Temos um projeto há 5, 6 anos com um produtor em Roraima. Mapeamos a propriedade em termos de preservação ambiental e áreas utilizáveis. Fizemos um piloto readequando áreas de preservação, melhorando manejo do rebanho. Hoje, a foto de satélite mostra exatamente o que deveria ser em termos de preservação. Tudo replantado, matas ciliares recuperadas. Por conta disso, tem mais água, melhor manejo da alimentação do rebanho, produção de proteína maior do que antes. Existem possibilidades, precisamos conscientizar produtores — desde pequenos que usam queimada até grandes — de que soluções existem e são economicamente viáveis.

Como o banco trabalha com a agricultura familiar?

Na região Norte, a agricultura familiar usa entre 80 e 90% dos recursos para pecuária. Nosso grande desafio é: a gente consegue continuar com pecuária — é ancestral — mas o que mais conseguimos fazer junto? Para que tenham outras fontes de renda. Aí entra assistência técnica para induzir mudança de comportamento. Quando chegamos aqui, fazíamos 600 milhões de reais em Pronaf em 2023, atendendo cerca de 30 mil produtores. Este ano vamos fazer mais de 2 bilhões de reais, atendendo em torno de 100 mil produtores. É um trabalho de formiguinha — convencer. O cara mexe com pecuária, falamos: “Você pode trazer outras coisas para sua área”. Ele não sabe fazer. Temos que ensinar. Combinamos com assistência técnica — privadas e públicas, Emater e Ateers dos estados — para somar esforços nesse processo de transformação via convencimento.

Qual é a finalidade da participação do banco na COP?

A COP está acontecendo em casa. Muitas discussões que estão sendo feitas aqui são do nosso dia a dia — operamos basicamente na região Norte. Temos a oportunidade de mostrar o que estamos fazendo. Temos um stand na Greenzone com um pequeno auditório, programação de manhã e tarde com painéis.
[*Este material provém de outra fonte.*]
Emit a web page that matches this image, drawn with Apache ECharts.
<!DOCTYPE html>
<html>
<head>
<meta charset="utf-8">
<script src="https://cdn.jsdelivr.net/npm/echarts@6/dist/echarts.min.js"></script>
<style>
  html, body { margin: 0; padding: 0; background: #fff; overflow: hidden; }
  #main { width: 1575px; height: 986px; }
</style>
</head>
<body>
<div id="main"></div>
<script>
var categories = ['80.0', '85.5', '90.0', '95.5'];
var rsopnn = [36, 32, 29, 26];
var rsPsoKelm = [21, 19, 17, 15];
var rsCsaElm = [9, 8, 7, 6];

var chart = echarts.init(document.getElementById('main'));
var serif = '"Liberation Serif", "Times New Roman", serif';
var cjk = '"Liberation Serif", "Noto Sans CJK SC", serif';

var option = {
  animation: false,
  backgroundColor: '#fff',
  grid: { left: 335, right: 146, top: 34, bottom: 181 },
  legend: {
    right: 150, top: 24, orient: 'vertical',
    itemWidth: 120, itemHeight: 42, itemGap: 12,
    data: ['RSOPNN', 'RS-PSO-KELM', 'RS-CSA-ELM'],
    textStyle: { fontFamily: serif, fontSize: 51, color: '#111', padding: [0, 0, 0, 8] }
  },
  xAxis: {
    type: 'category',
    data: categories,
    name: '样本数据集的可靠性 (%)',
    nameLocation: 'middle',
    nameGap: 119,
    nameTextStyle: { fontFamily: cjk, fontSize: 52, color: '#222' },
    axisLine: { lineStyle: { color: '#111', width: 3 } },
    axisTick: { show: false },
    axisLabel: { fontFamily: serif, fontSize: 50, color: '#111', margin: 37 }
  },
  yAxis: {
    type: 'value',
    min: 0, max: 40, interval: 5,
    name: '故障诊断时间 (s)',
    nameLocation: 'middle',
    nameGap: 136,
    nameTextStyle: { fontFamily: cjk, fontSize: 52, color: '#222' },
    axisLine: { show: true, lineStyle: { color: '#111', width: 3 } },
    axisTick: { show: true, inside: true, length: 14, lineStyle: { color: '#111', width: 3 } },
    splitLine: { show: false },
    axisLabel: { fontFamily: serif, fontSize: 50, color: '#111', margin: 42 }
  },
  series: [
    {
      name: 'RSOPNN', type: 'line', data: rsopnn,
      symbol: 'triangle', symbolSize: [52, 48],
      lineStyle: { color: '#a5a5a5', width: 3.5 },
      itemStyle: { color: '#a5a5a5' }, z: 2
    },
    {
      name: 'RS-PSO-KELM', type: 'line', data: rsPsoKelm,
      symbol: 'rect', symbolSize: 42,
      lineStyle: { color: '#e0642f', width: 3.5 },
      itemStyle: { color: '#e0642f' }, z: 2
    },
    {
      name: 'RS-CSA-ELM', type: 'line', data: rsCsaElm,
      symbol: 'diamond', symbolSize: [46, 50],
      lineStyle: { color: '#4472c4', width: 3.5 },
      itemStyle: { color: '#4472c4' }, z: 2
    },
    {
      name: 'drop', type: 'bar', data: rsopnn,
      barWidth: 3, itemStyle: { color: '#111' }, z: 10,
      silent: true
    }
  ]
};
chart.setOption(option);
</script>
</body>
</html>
Vamos trazer exemplos do que estamos fazendo com parceiros e clientes — casos de sucesso replicáveis. Queremos mostrar a diversidade, como fazer negócio aqui. Não queremos guardar para nós, queremos mais players atuando na região.

Qual é a importância disso?

Não dá para trazer uma solução empacotada dizendo “isso é a solução para tal coisa na Amazônia”. Não vai funcionar. Precisamos construir soluções dada a realidade — como falei, quase 90% da agricultura familiar faz pecuária. É uma realidade. Não dá para apertar um botão e mudar do dia para a noite. Nosso primeiro objetivo é divulgar o que estamos fazendo. O segundo é convidar mais parceiros para se juntar ao banco — esses fundos são primeiros exemplos, mas temos outras coisas. Montamos uma facility com o Instituto Amazônia Mais 21, iniciativa da CNI, um escritório de projetos para ajudar empresários e empreendedores a apresentarem projetos para serem financiados — pelo banco, com recursos nacionais ou internacionais, pelos fundos, ou para captar parceiros para equity do projeto. O terceiro objetivo é divulgar mais o banco. Recursos existem no mundo inteiro, necessidades na Amazônia são grandes demais. Precisamos combinar recursos com realidade. Temos 83 anos, podemos ajudar bastante com soluções realísticas e replicáveis.